En su folleto de memorias, Faustino Velloso, quien residió en Tucumán de 1883 a 1923, cuenta que, a fines del siglo XIX, la mayoría de los locales de comercio, de la más diversa índole, estaban situados en la calle Mendoza. Entre esos comerciantes había un boliviano, que ejercía simultáneamente de almacenero y de “sacamuelas”, cuando la ocasión se presentaba.
Mala praxis
Narra que el boliviano, “en el ejercicio de esta última profesión, adoptaba un procedimiento primitivo: al paciente le ataba la muela o diente con un fuerte piolín anudado con el extremo a un clavo que había en el mostrador. Entraba en la trastienda y salía con un gran tirón, que bruscamente lo acercaba al paciente. Este, como es natural, se sorprendía retirando la cabeza con rapidez, y con el tirón la muela o diente quedaba en el piolín. Luego, al paciente se le hacía enjuagar la boca con agua y sal. Así terminaba la cura, la que siempre dejaba algunos patacones al dentista”…

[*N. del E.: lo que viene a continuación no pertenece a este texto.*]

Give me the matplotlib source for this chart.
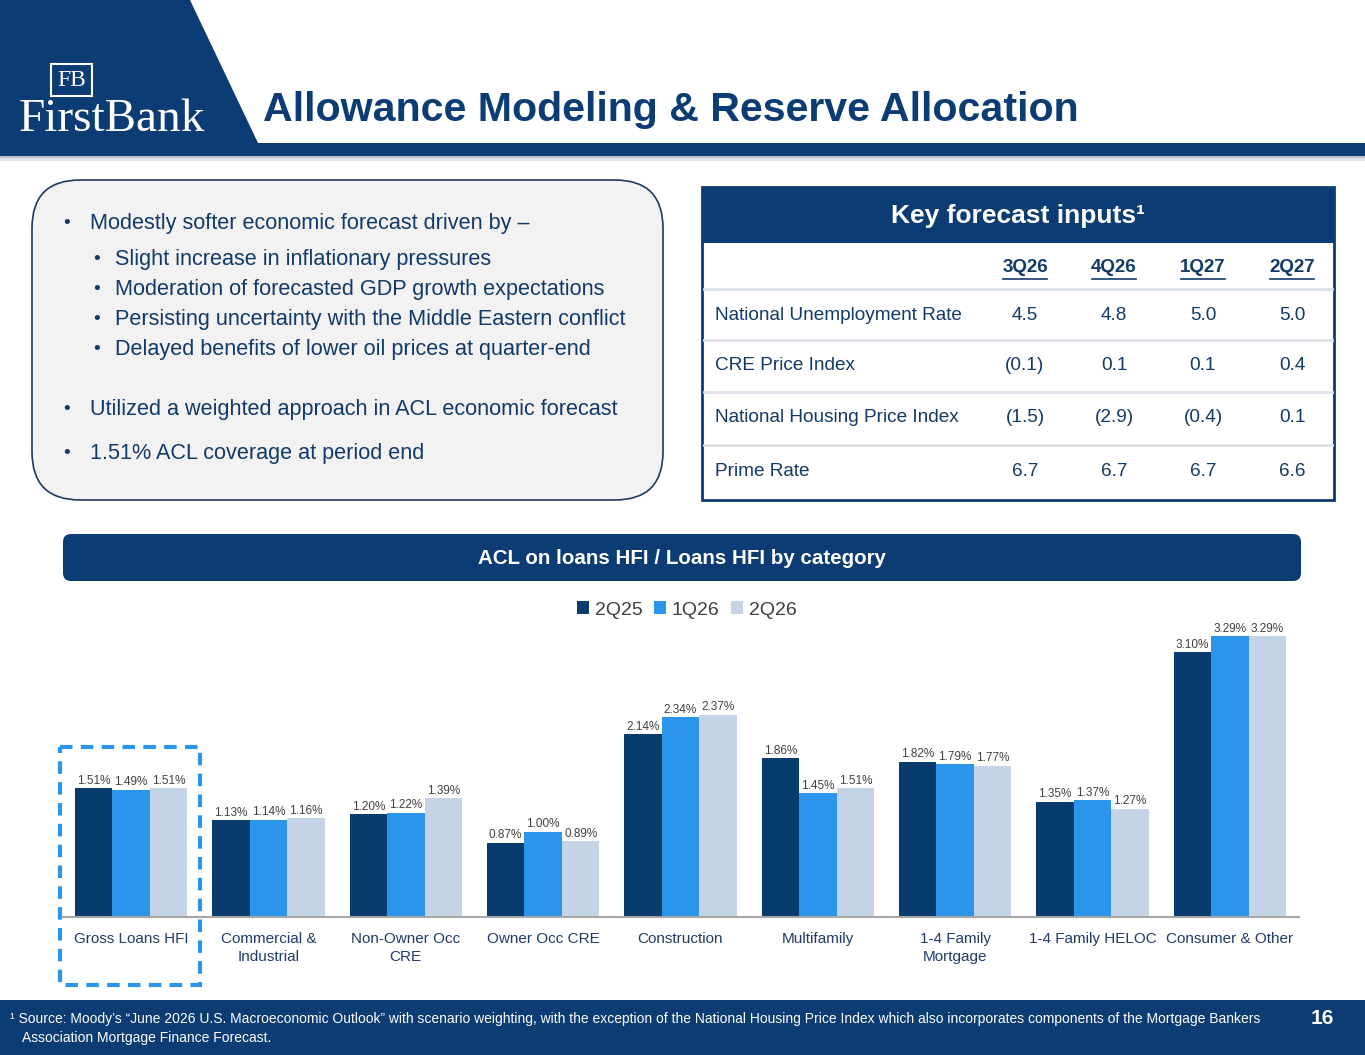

En ocasiones, los atendidos por “sacamuelas” recurrían a los tribunales para denunciar los casos que hoy llamamos de “mala praxis”. En 1880, el presidente del Tribunal de Medicina de la Provincia, doctor José Mariano Astigueta, resolvió multar con la elevada suma de 50 pesos (o en su defecto, prisión por 30 días) a un tal Guido Benati. Sucedía que este, sin título que lo habilitara, había extraído dos molares al vecino Luis Felipe Aguirre, “con la circunstancia agravante de haberle extraído uno sano por error o malicia, y con un fragmento de mandíbula inferior”. Las piezas se hallaban en la secretaría del juzgado. El doctor Antonio Torres narra el caso, en su “Historia médica del Tucumán”.
De 1884 a 1928
En la más vieja guía de Tucumán que conocemos (la de Robert Hat, de 1884) figuran solamente dos dentistas: el citado Newbery y Elias Gasset. Este último era un caballero prestigioso, de gran cultura, conferencista y escritor. En la guía de 1901, siguen siendo dos: Gasset y Carlos Hensen, y en la de 1903, tres: Gasset, Pedro Verdiani y Juan Cascardo. En 1916, trepan a cinco: además de Gasset, Manuel Avellaneda, Otoniel Ferreira, Alfredo Raúl Crespo y Otto Hoffman. En 1928, según la guía, ya habían subido a 30. Entre ellos, hay seis mujeres: Ana María Corominas de Aybar, Sofía Goldman, María Luisa García, Josefa Pérez de Nucci, María Teresa Saleme de González y María J. de Taboada.